Dahgaypaw’s skepticism of the NLD-led government is also due to constitutional provisions that give the military control of three critical ministries: Border Affairs, Defense, and Home Affairs. She wonders if Suu Kyi and her party will be able to address the needs of the displaced.
“Can [the NLD] go to the IDP locations? To the places without state health and education? Are they going to be able to present ethnic voices in the parliament? I don’t think so,” she said.
Another continued threat to ethnic communities’ rights is the dramatic increase in investments in Myanmar’s wealth of mineral, gas, oil, and hydropower resources. Foreign direct investment to Myanmar doubled in 2015, surpassing $8 billion.
Refugees wishing to return to their homeland are concerned by a lack of government and international transparency on these investments. They say they fear potential conflict.
“State governments cannot decide what, where or how big [development] projects take place,” said Shan environmental activist Sai Khur Hseng. “Conflict over resources is even more likely when they are located in areas controlled by different ethnic and religious groups.”
Wahkushee added: “You can expect more refugees, not just because of war, but because of investment.”
Notably, many of the estimated 1–3 million migrant workers from Myanmar living in Thailand are “unrecognized” ethnic Shan refugees who were displaced by land grabs or environmental degradation connected to development projects.

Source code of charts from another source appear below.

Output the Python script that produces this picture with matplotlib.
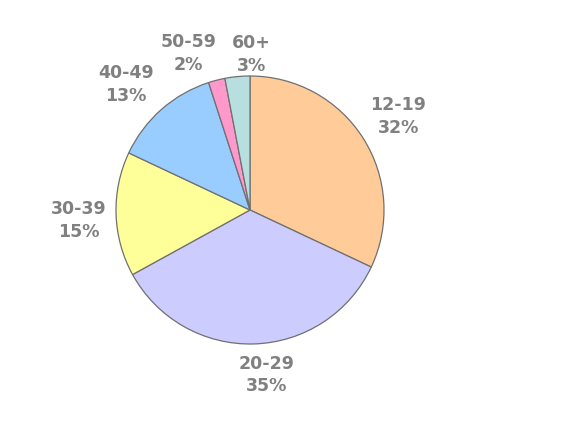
import numpy as np
import matplotlib.pyplot as plt

# 年龄分布
groups = ['12-19', '20-29', '30-39', '40-49', '50-59', '60+']
shares = [32, 35, 15, 13, 2, 3]
colors = ['#FFCC99', '#CCCCFF', '#FFFF99', '#99CCFF', '#FF99CC', '#B8DFE0']

fig = plt.figure(figsize=(5.62, 4.27), dpi=100)
ax = fig.add_axes([116 / 562, 82 / 427, 268 / 562, 268 / 427])

wedges, _ = ax.pie(shares, colors=colors, startangle=90, counterclock=False,
                   radius=1.0, wedgeprops=dict(edgecolor='#707070', linewidth=0.9))
ax.set_xlim(-1, 1)
ax.set_ylim(-1, 1)
ax.set_aspect('equal')
ax.axis('off')

# 标签位置：距离和角度微调
dist = [1.31, 1.23, 1.28, 1.32, 1.26, 1.17]
shift = [0, 4, 1.5, 3, 7, -6]
for w, g, s, d, a in zip(wedges, groups, shares, dist, shift):
    ang = np.deg2rad((w.theta1 + w.theta2) / 2 + a)
    ax.text(d * np.cos(ang), d * np.sin(ang), f'{g}\n{s}%', ha='center', va='center',
            fontsize=12.5, fontweight='bold', color='#808080', linespacing=1.35,
            clip_on=False)

fig.savefig('out.png', dpi=100)
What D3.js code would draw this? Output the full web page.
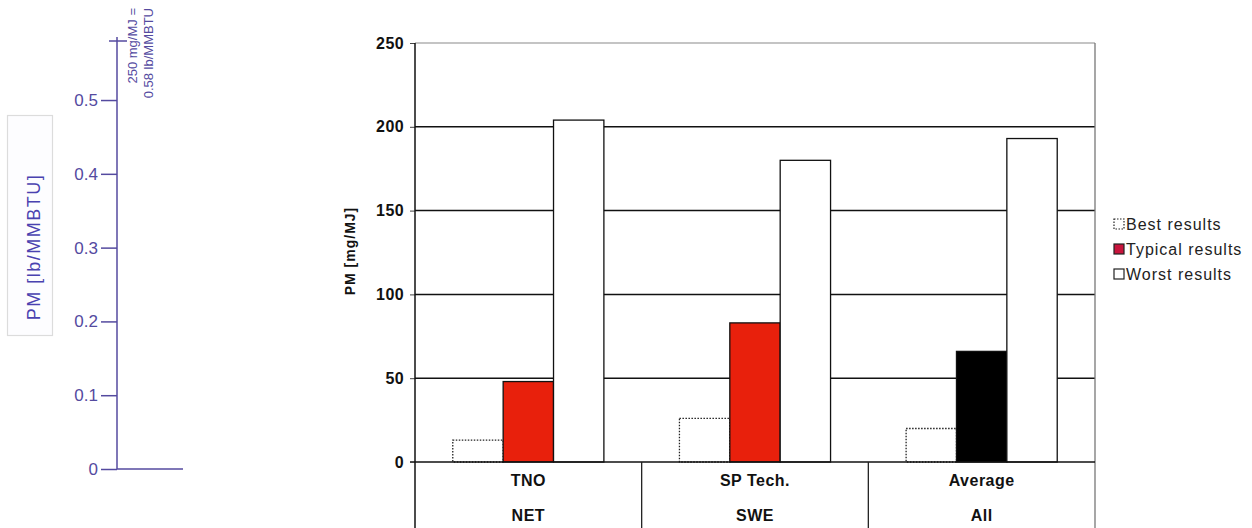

Land confiscation and development have coincided with military expansion, which Dahgaypaw says is “still happening” despite reforms and the government’s promises of peace. Much of Myanmar continues to experience an increased military presence largely due to the race to exploit land and resources.
Wahkushee sees “no evidence” that the Myanmar army will leave the ethnic areas. She points out that newly constructed roads now make it easier to transport troops and heavy artillery to army encampments.
Hinting at the rise of a long-term occupation, she said “if things reverse, this time, you will have nowhere to hide.”
Sally Kantar is a journalist based in Southeast Asia.